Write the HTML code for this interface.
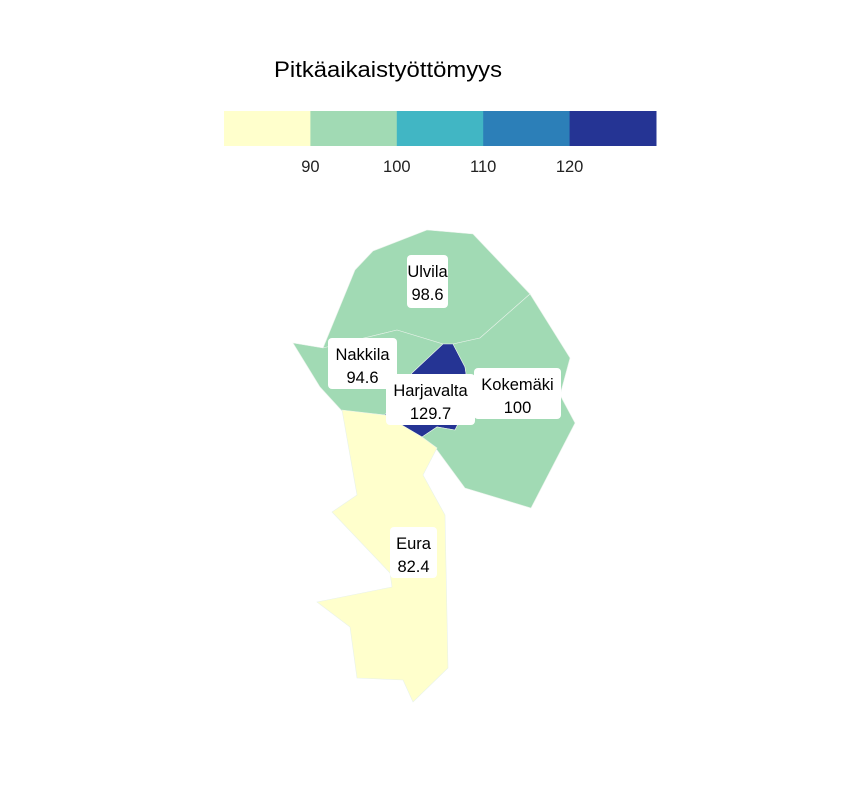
<!DOCTYPE html>
<html><head><meta charset="utf-8"><style>
html,body{margin:0;padding:0;background:#fff;}
svg{display:block;font-family:"Liberation Sans",sans-serif;}
</style></head><body>
<svg id="chart" width="864" height="792">
<text x="274" y="77" font-size="22" textLength="228" lengthAdjust="spacingAndGlyphs" fill="#000">Pitkäaikaistyöttömyys</text>
<g id="legend"></g>
<g id="regions"></g>
<g id="labels"></g>
</svg>
<script>
const regionNames = ["Ulvila","Nakkila","Harjavalta","Kokemäki","Eura"];
const regionValues = [98.6, 94.6, 129.7, 100, 82.4];
const breaks = [90, 100, 110, 120];
const breakLabels = ["90","100","110","120"];
const palette = ["#ffffcc","#a1dab4","#41b6c4","#2c7fb8","#253494"];

// map geometry (not data)
const shapes = {
 "Ulvila":[[355,270],[373,251],[427,230],[473,234],[530,294],[480,338],[453,344],[443,344],[397,330],[323,348]],
 "Nakkila":[[293,343],[323,348],[397,330],[443,344],[412,373],[385,415],[342,411],[320,387]],
 "Harjavalta":[[443,344],[453,344],[465,367],[470,400],[455,430],[437,427],[422,437],[405,427],[385,415],[412,373]],
 "Kokemäki":[[453,344],[480,338],[530,294],[570,358],[560,395],[575,423],[531,508],[465,488],[437,450],[422,437],[437,427],[455,430],[470,400],[465,367]],
 "Eura":[[342,410],[385,415],[405,427],[422,437],[437,448],[423,475],[445,515],[448,668],[413,702],[403,680],[357,678],[350,627],[317,602],[392,587],[390,573],[332,512],[357,495]]
};
const labelBoxes = {
 "Ulvila":[407,255,41,53],"Nakkila":[328,338,69,51],"Harjavalta":[386,374,89,51],
 "Kokemäki":[474,368,87,51],"Eura":[390,527,47,51]
};
const NS="http://www.w3.org/2000/svg";
function colorFor(v){let i=0;while(i<breaks.length && v>breaks[i])i++;return palette[i];}
const legX0=224, legX1=656, legY=111, legH=35;
const segW=(legX1-legX0)/palette.length;
const leg=document.getElementById('legend');
palette.forEach((c,i)=>{
 const r=document.createElementNS(NS,'rect');
 
 
 r.setAttribute('x',legX0+i*segW);r.setAttribute('y',legY);
 r.setAttribute('width',segW+0.5);r.setAttribute('height',legH);r.setAttribute('fill',c);
 leg.appendChild(r);
});
breakLabels.forEach((t,i)=>{
 const tx=document.createElementNS(NS,'text');
 
 
 tx.setAttribute('x',legX0+(i+1)*segW);tx.setAttribute('y',172);
 tx.setAttribute('text-anchor','middle');tx.setAttribute('font-size','16.5');tx.setAttribute('fill','#222');
 tx.textContent=t;leg.appendChild(tx);
});
const rg=document.getElementById('regions'), lg=document.getElementById('labels');
regionNames.forEach((n,i)=>{
 const p=document.createElementNS(NS,'polygon');
 
 
 p.setAttribute('points',shapes[n].map(q=>q.join(',')).join(' '));
 p.setAttribute('fill',colorFor(regionValues[i]));
 p.setAttribute('stroke','#e8f2ea');p.setAttribute('stroke-width','0.6');
 rg.appendChild(p);
});
regionNames.forEach((n,i)=>{
 const b=labelBoxes[n];
 const r=document.createElementNS(NS,'rect');
 
 
 r.setAttribute('x',b[0]);r.setAttribute('y',b[1]);r.setAttribute('width',b[2]);r.setAttribute('height',b[3]);
 r.setAttribute('rx',4);r.setAttribute('fill','#fff');
 lg.appendChild(r);
 const cx=b[0]+b[2]/2;
 const t1=document.createElementNS(NS,'text');
 
 
 t1.setAttribute('x',cx);t1.setAttribute('y',b[1]+22);t1.setAttribute('text-anchor','middle');
 t1.setAttribute('font-size','16.5');t1.textContent=n;lg.appendChild(t1);
 const t2=document.createElementNS(NS,'text');
 
 
 t2.setAttribute('x',cx);t2.setAttribute('y',b[1]+45);t2.setAttribute('text-anchor','middle');
 t2.setAttribute('font-size','16.5');t2.textContent=String(regionValues[i]);lg.appendChild(t2);
});
</script>
</body></html>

+++

Retype each line of the listing above word for word. Exclude the pictures.

▸ Problem solution
Write the HTML code for this interface.
<!DOCTYPE html>
<html><head><meta charset="utf-8"><style>
html,body{margin:0;padding:0;background:#fff;}
svg{display:block;font-family:"Liberation Sans",sans-serif;}
</style></head><body>
<svg id="chart" width="864" height="792">
<text x="274" y="77" font-size="22" textLength="228" lengthAdjust="spacingAndGlyphs" fill="#000">Pitkäaikaistyöttömyys</text>
<g id="legend"></g>
<g id="regions"></g>
<g id="labels"></g>
</svg>
<script>
const regionNames = ["Ulvila","Nakkila","Harjavalta","Kokemäki","Eura"];
const regionValues = [98.6, 94.6, 129.7, 100, 82.4];
const breaks = [90, 100, 110, 120];
const breakLabels = ["90","100","110","120"];
const palette = ["#ffffcc","#a1dab4","#41b6c4","#2c7fb8","#253494"];

// map geometry (not data)
const shapes = {
 "Ulvila":[[355,270],[373,251],[427,230],[473,234],[530,294],[480,338],[453,344],[443,344],[397,330],[323,348]],
 "Nakkila":[[293,343],[323,348],[397,330],[443,344],[412,373],[385,415],[342,411],[320,387]],
 "Harjavalta":[[443,344],[453,344],[465,367],[470,400],[455,430],[437,427],[422,437],[405,427],[385,415],[412,373]],
 "Kokemäki":[[453,344],[480,338],[530,294],[570,358],[560,395],[575,423],[531,508],[465,488],[437,450],[422,437],[437,427],[455,430],[470,400],[465,367]],
 "Eura":[[342,410],[385,415],[405,427],[422,437],[437,448],[423,475],[445,515],[448,668],[413,702],[403,680],[357,678],[350,627],[317,602],[392,587],[390,573],[332,512],[357,495]]
};
const labelBoxes = {
 "Ulvila":[407,255,41,53],"Nakkila":[328,338,69,51],"Harjavalta":[386,374,89,51],
 "Kokemäki":[474,368,87,51],"Eura":[390,527,47,51]
};
const NS="http://www.w3.org/2000/svg";
function colorFor(v){let i=0;while(i<breaks.length && v>breaks[i])i++;return palette[i];}
const legX0=224, legX1=656, legY=111, legH=35;
const segW=(legX1-legX0)/palette.length;
const leg=document.getElementById('legend');
palette.forEach((c,i)=>{
 const r=document.createElementNS(NS,'rect');
 
 
 r.setAttribute('x',legX0+i*segW);r.setAttribute('y',legY);
 r.setAttribute('width',segW+0.5);r.setAttribute('height',legH);r.setAttribute('fill',c);
 leg.appendChild(r);
});
breakLabels.forEach((t,i)=>{
 const tx=document.createElementNS(NS,'text');
 
 
 tx.setAttribute('x',legX0+(i+1)*segW);tx.setAttribute('y',172);
 tx.setAttribute('text-anchor','middle');tx.setAttribute('font-size','16.5');tx.setAttribute('fill','#222');
 tx.textContent=t;leg.appendChild(tx);
});
const rg=document.getElementById('regions'), lg=document.getElementById('labels');
regionNames.forEach((n,i)=>{
 const p=document.createElementNS(NS,'polygon');
 
 
 p.setAttribute('points',shapes[n].map(q=>q.join(',')).join(' '));
 p.setAttribute('fill',colorFor(regionValues[i]));
 p.setAttribute('stroke','#e8f2ea');p.setAttribute('stroke-width','0.6');
 rg.appendChild(p);
});
regionNames.forEach((n,i)=>{
 const b=labelBoxes[n];
 const r=document.createElementNS(NS,'rect');
 
 
 r.setAttribute('x',b[0]);r.setAttribute('y',b[1]);r.setAttribute('width',b[2]);r.setAttribute('height',b[3]);
 r.setAttribute('rx',4);r.setAttribute('fill','#fff');
 lg.appendChild(r);
 const cx=b[0]+b[2]/2;
 const t1=document.createElementNS(NS,'text');
 
 
 t1.setAttribute('x',cx);t1.setAttribute('y',b[1]+22);t1.setAttribute('text-anchor','middle');
 t1.setAttribute('font-size','16.5');t1.textContent=n;lg.appendChild(t1);
 const t2=document.createElementNS(NS,'text');
 
 
 t2.setAttribute('x',cx);t2.setAttribute('y',b[1]+45);t2.setAttribute('text-anchor','middle');
 t2.setAttribute('font-size','16.5');t2.textContent=String(regionValues[i]);lg.appendChild(t2);
});
</script>
</body></html>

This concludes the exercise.